OKUL YOLU ÇOCUKLAR İÇİN TEHLİKELİ
Depremzede Gülize İnce
Biri 6, diğeri 10 yaşında iki çocuğu olan depremzede Gülize İnce, depremin ardından Antalya’ya gittiklerini ve bir süre burada kaldıklarını belirtti. Hatay’a döndükten sonra çocuklara geriye dönük bir eğitim verilmediğini belirten İnce, konteynerlerin ise merkeze uzak yerlere kurulmasının mağduriyetlere neden olduğunu söyledi.
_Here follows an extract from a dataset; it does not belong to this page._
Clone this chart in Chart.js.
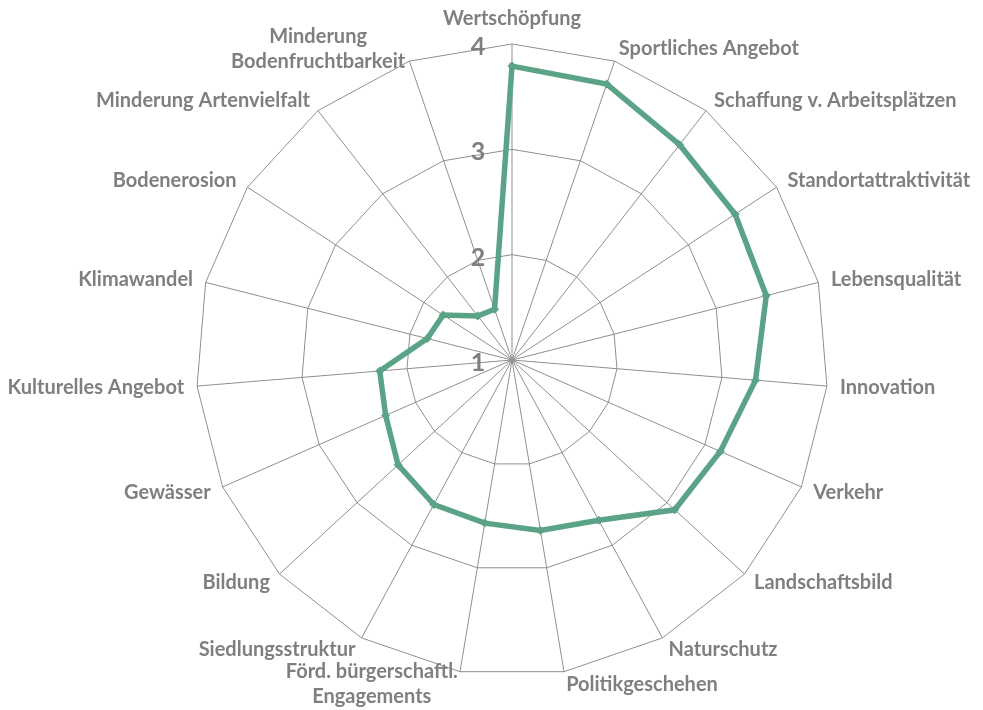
<!DOCTYPE html>
<html>
<head>
<meta charset="utf-8">
<script src="https://cdn.jsdelivr.net/npm/chart.js@4"></script>
<style>
  html, body { margin: 0; padding: 0; background: #fff; }
  #wrap { width: 983px; height: 710px; }
</style>
</head>
<body>
<div id="wrap"><canvas id="radar" width="983" height="710"></canvas></div>
<script>
const categories = [
  "Wertschöpfung",
  "Sportliches Angebot",
  "Schaffung v. Arbeitsplätzen",
  "Standortattraktivität",
  "Lebensqualität",
  "Innovation",
  "Verkehr",
  "Landschaftsbild",
  "Naturschutz",
  "Politikgeschehen",
  ["Förd. bürgerschaftl.", "Engagements"],
  "Siedlungsstruktur",
  "Bildung",
  "Gewässer",
  "Kulturelles Angebot",
  "Klimawandel",
  "Bodenerosion",
  "Minderung Artenvielfalt",
  ["Minderung", "Bodenfruchtbarkeit"],
];

const ratings = [3.79, 3.77, 3.59, 3.53, 3.49, 3.32, 3.16, 3.10, 2.73, 2.64,
                 2.57, 2.56, 2.47, 2.31, 2.26, 1.83, 1.78, 1.53, 1.51];

const tickValues = [1, 2, 3, 4];

const GRAY = "#7f7f7f";
const GREEN = "#5ba386";
const LINE_H = 25;

// tick numbers sit left of the vertical axis, so draw them ourselves
const tickLabels = {
  id: "tickLabels",
  afterDraw(c) {
    const s = c.scales.r;
    const ctx = c.ctx;
    ctx.save();
    ctx.font = "bold 25px Lato";
    ctx.fillStyle = GRAY;
    ctx.textAlign = "center";
    ctx.textBaseline = "middle";
    tickValues.forEach(v => {
      const d = s.getDistanceFromCenterForValue(v);
      ctx.fillText(String(v), s.xCenter - 34, s.yCenter - d + 3);
    });
    ctx.restore();
  }
};

// category labels placed the Excel way: vertically centred beside each spoke,
// multi-line labels centred inside their block
const spokeLabels = {
  id: "spokeLabels",
  afterDraw(c) {
    const s = c.scales.r;
    const ctx = c.ctx;
    ctx.save();
    ctx.font = "bold 20px Lato";
    ctx.fillStyle = GRAY;
    ctx.textAlign = "center";
    ctx.textBaseline = "middle";
    categories.forEach((lab, i) => {
      const lines = [].concat(lab);
      const p = s.getPointPosition(i, s.drawingArea + 13);
      const deg = (((p.angle + Math.PI / 2) * 180 / Math.PI) + 360) % 360;
      const w = Math.max(...lines.map(l => ctx.measureText(l).width));
      const h = lines.length * LINE_H;
      let left = deg < 180 ? p.x : p.x - w;
      let top = p.y - h / 2;
      if (deg < 1 || deg > 359) { left = p.x - w / 2; top = p.y - h; }
      lines.forEach((l, k) => ctx.fillText(l, left + w / 2, top + LINE_H * (k + 0.5)));
    });
    ctx.restore();
  }
};

new Chart(document.getElementById("radar"), {
  type: "radar",
  data: {
    labels: categories,
    datasets: [{
      data: ratings,
      borderColor: GREEN,
      backgroundColor: "transparent",
      borderWidth: 5.5,
      pointStyle: "rectRot",
      pointRadius: 4.5,
      pointBackgroundColor: GREEN,
      pointBorderColor: GREEN,
      pointBorderWidth: 0,
      tension: 0,
      fill: false,
    }],
  },
  options: {
    responsive: false,
    animation: false,
    layout: { padding: { top: 44, bottom: 34, left: 41, right: 0 } },
    plugins: { legend: { display: false }, tooltip: { enabled: false } },
    scales: {
      r: {
        min: 1,
        max: 4,
        ticks: { stepSize: 1, display: false },
        grid: { color: "#8f8f8f", lineWidth: 1 },
        angleLines: { color: "#8f8f8f", lineWidth: 1 },
        pointLabels: { display: false },
      },
    },
  },
  plugins: [tickLabels, spokeLabels],
});
</script>
</body>
</html>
Kentte, dershane ve etüt gibi merkezlerin olmamasından çocukların müfredatın gerisinde kaldığını kaydeden İnce, çocukların sorunlarına şu sözlerle dikkat çekti: “Ben hala servis bulamıyorum. Bunun için de küçük çocuğumu ayda 3 veya 4 kere anasınıfına götürebiliyorum. Yollar çok kötü, hala kepçeler, kamyonlar çalışıyor. Arabalar çukurlardan kaçmak için yol kenarlarından gidiyor, yayalar yürüyemiyor. Yürüdüğünüzde de tehlikeler ile karşı karşıyasınız. Yıkılmayan binaların çatısında düşebilecek sarkık eşyalar var. Çocuğunuzu tek başına okula göndermeniz mümkün değil. Çadırda çocuğun çalışma koşulu yoktu. Biz kendimize bile alan açamıyorduk. Burada hiçbir şey normalleşmedi. Biz herkesin istediği gibi normal bir hayat istiyoruz.”